As patients continue to morph into consumers who pay for health care services, they are seeking price transparency — but not finding it so easy. On the positive side of transparency, the Centers for Medicare and Medicaid Services mandated that health care providers must post prices online, the requirement discussed here on CMS’s website. And see here on JD Supra for more details on the rules.

But what’s been published online since hospitals began to post prices hasn’t been very helpful, as this story in Vox documents. The author was searching for a procedure and came across this table posting service description and average charges for each.

He writes, “I couldn’t tell you what a “2-D ECHO TTE COMP NO CONTRST” is, and I’m guessing that most patients couldn’t either. And even if I knew what a “2-D ECHO TTE COMP NO CONTRST” was, it’s not clear that knowing its price to be $2,283 would help me much either. These are the prices that George Washington Hospital charges for health care, but they are not the prices that insurers pay for health care. Those prices are negotiated in secret, and are not made available in this dataset. Some research has found that the actual prices insurers and patients pay bear little relationship to the published charges.”

So much for transparency in 2019.

Bolstering consumers’ demand for knowing costs, Metova published results from a consumer survey this week, finding that over 80% of people would be more likely to visit a doctor or seek treatment if they could see their personal out-of-pocket costs on their smartphone. In addition, most consumers are interested in seeing and managing their health benefits on a smartphone; 9 in 10 people want a smartphone app that notifies when a doctor sends a prescription to a pharmacy, and when it would be available to pick up; and, 60% of consumers would like to buy vision care through a smartphone.

Health Populi’s Hot Points: The top employee benefit workers value is health insurance, shown in the latest EBRI survey into health and workplace benefits published last week. EBRI also found in this study that most workers said the most important benefit in making a job decision is health insurance.

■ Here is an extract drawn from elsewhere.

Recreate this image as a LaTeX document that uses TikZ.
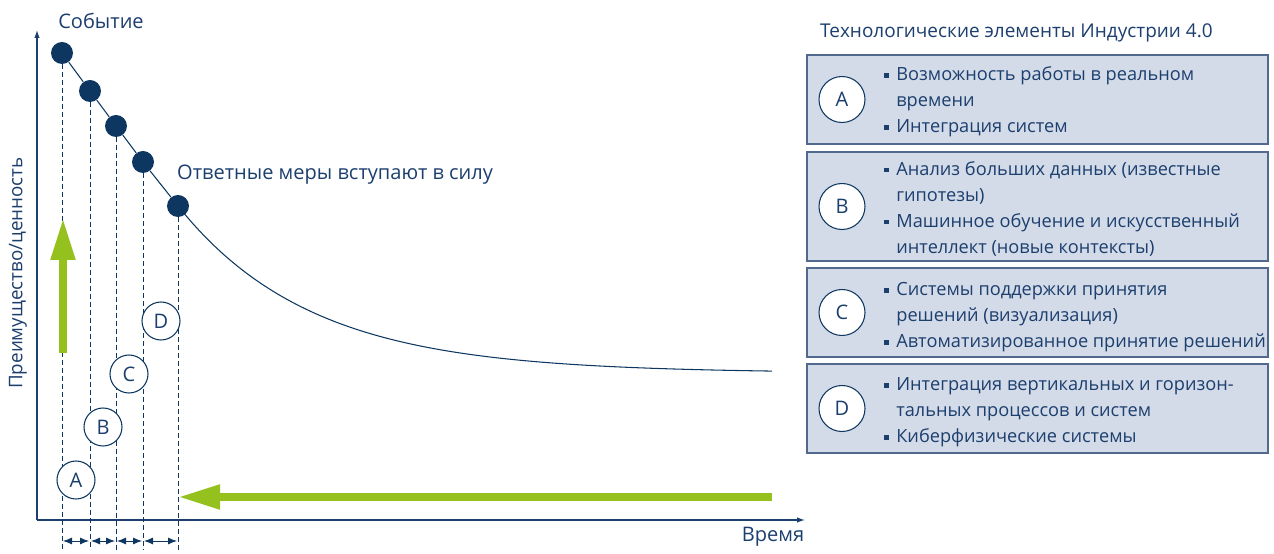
\documentclass[tikz,border=0pt]{standalone}
\usepackage{fontspec}
\setmainfont{Open Sans}
\usepackage{xcolor}
\usetikzlibrary{arrows.meta}
\definecolor{dunkelblau}{RGB}{13,55,97}
\definecolor{textblau}{RGB}{28,63,110}
\definecolor{rahmenblau}{RGB}{80,105,140}
\definecolor{hellblau}{RGB}{212,219,232}
\definecolor{gruen}{RGB}{149,193,31}
% Aufzaehlungspunkt
\newcommand{\pkt}{\raisebox{0.3ex}{\rule{0.95mm}{0.95mm}}}

\begin{document}
\begin{tikzpicture}[x=0.2mm, y=-0.2mm, font=\fontsize{11.4}{14.8}\selectfont,
    every node/.append style={text=textblau},
    punkt/.style={circle, fill=dunkelblau, minimum size=4.4mm, inner sep=0},
    marke/.style={circle, draw=dunkelblau, fill=white, minimum size=7.6mm, inner sep=0, line width=0.6pt},
    kreis/.style={marke, minimum size=9.2mm},
    kasten/.style={draw=rahmenblau, fill=hellblau, minimum width=92.2mm, inner sep=0, line width=0.6pt},
    liste/.style={anchor=west, inner sep=0, font=\fontsize{10.35}{14.8}\selectfont},
    linie/.style={dunkelblau, line width=0.6pt},
    gestrichelt/.style={dunkelblau, dash pattern=on 1mm off 0.6mm, line width=0.5pt},
    achse/.style={textblau, line width=0.7pt, -{Latex[length=1.6mm,width=1.1mm]}},
    masspfeil/.style={dunkelblau, line width=0.5pt, shorten <=0.2mm, shorten >=0.2mm,
        {Latex[length=1.8mm,width=1.4mm]}-{Latex[length=1.8mm,width=1.4mm]}},
    gruenpfeil/.style={gruen, line width=1.6mm, -{Triangle[length=8.4mm,width=4.6mm]}}]
    \useasboundingbox (0,0) rectangle (1274,554);

    % Achsen
    \coordinate (ursprung) at (37,520);
    \coordinate (yende) at (37,30);
    \coordinate (xende) at (805,520);
    \draw[achse] (ursprung) -- (yende);
    \draw[achse] (ursprung) -- (xende);

    % Ereignispunkte und Kurve
    \node[punkt] (p1) at (62,53) {};
    \node[punkt] (p2) at (90,91) {};
    \node[punkt] (p3) at (116,126) {};
    \node[punkt] (p4) at (143,162) {};
    \node[punkt] (p5) at (178,206) {};
    \draw[linie] (p1) -- (p2) -- (p3) -- (p4) -- (p5);
    \draw[linie] plot[domain=178:772, samples=80] (\x,{373-167*exp(-(\x-178)/133)});

    % Hilfslinien
    \coordinate (unten) at (0,550);
    \foreach \p in {p1,p2,p3,p4,p5}
        \draw[gestrichelt] (\p.south) -- (\p |- unten);

    % Abstaende
    \coordinate (mass) at (0,541);
    \foreach \a/\b in {p1/p2,p2/p3,p3/p4,p4/p5}
        \draw[masspfeil] (\a |- mass) -- (\b |- mass);

    % Marken
    \node[marke] (mA) at (76,480) {A};
    \node[marke] (mB) at (103,427) {B};
    \node[marke] (mC) at (129,374) {C};
    \node[marke] (mD) at (161,321) {D};

    % Gruene Pfeile
    \coordinate (hochStart) at (63,353);
    \coordinate (hochEnde) at (63,218);
    \draw[gruenpfeil] (hochStart) -- (hochEnde);
    \coordinate (linksStart) at (772,497);
    \draw[gruenpfeil] (linksStart) -- (p5 |- linksStart);

    % Beschriftungen
    \node (ereignis) at (101,21) {Событие};
    \node[anchor=west] (massnahmen) at (171,175) {Ответные меры вступают в силу};
    \node (zeit) at (773,537) {Время};
    \node[rotate=90, font=\fontsize{10.7}{13}\selectfont] (nutzen) at (18,273) {Преимущество/ценность};

    % Kaesten
    \node[anchor=west, font=\fontsize{10.8}{13}\selectfont] (titel) at (814,33) {Технологические элементы Индустрии 4.0};

    \node[kasten, minimum height=17.8mm] (kA) at (1037.5,99.5) {};
    \node[kreis] (kreisA) at (842,99.5) {A};
    \node[liste] (listeA) at (884,101.5) {\begin{tabular}{@{}p{2.4mm}@{}l@{}}
        \pkt & Возможность работы в реальном \\ & времени \\ \pkt & Интеграция систем \end{tabular}};

    \node[kasten, minimum height=21.8mm] (kB) at (1037.5,206.5) {};
    \node[kreis] (kreisB) at (842,206.5) {B};
    \node[liste] (listeB) at (884,209) {\begin{tabular}{@{}p{2.4mm}@{}l@{}}
        \pkt & Анализ больших данных (известные \\ & гипотезы) \\
        \pkt & Машинное обучение и искусственный \\ & интеллект (новые контексты) \end{tabular}};

    \node[kasten, minimum height=17.8mm] (kC) at (1037.5,312.5) {};
    \node[kreis] (kreisC) at (842,312.5) {C};
    \node[liste] (listeC) at (884,316.5) {\begin{tabular}{@{}p{2.4mm}@{}l@{}}
        \pkt & Системы поддержки принятия \\ & решений (визуализация) \\ \pkt & Автоматизированное принятие решений \end{tabular}};

    \node[kasten, minimum height=17.8mm] (kD) at (1037.5,408.5) {};
    \node[kreis] (kreisD) at (842,408.5) {D};
    \node[liste] (listeD) at (884,411.5) {\begin{tabular}{@{}p{2.4mm}@{}l@{}}
        \pkt & Интеграция вертикальных и горизон- \\ & тальных процессов и систем \\ \pkt & Киберфизические системы \end{tabular}};
\end{tikzpicture}
\end{document}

American patients well understand the impact of health care costs in the family budget, with health care costs ranking the top pocketbook issue in U.S. homes. That workers highly value their health benefits is no surprise. It’s mainstream patient experience these days for people to experience a surprise medical bill or be challenged on a new prescription that a payor denies as a first-step therapy.

The POLITICO-Harvard Chan survey reinforces what we’ve been saying for the past several years on Health Populi: that patients are now payors, and those payors vote in elections. Expect health care to rank high on U.S. voters’ minds across political party and red/blue state distinctions. We are all patients now, and we are all payors.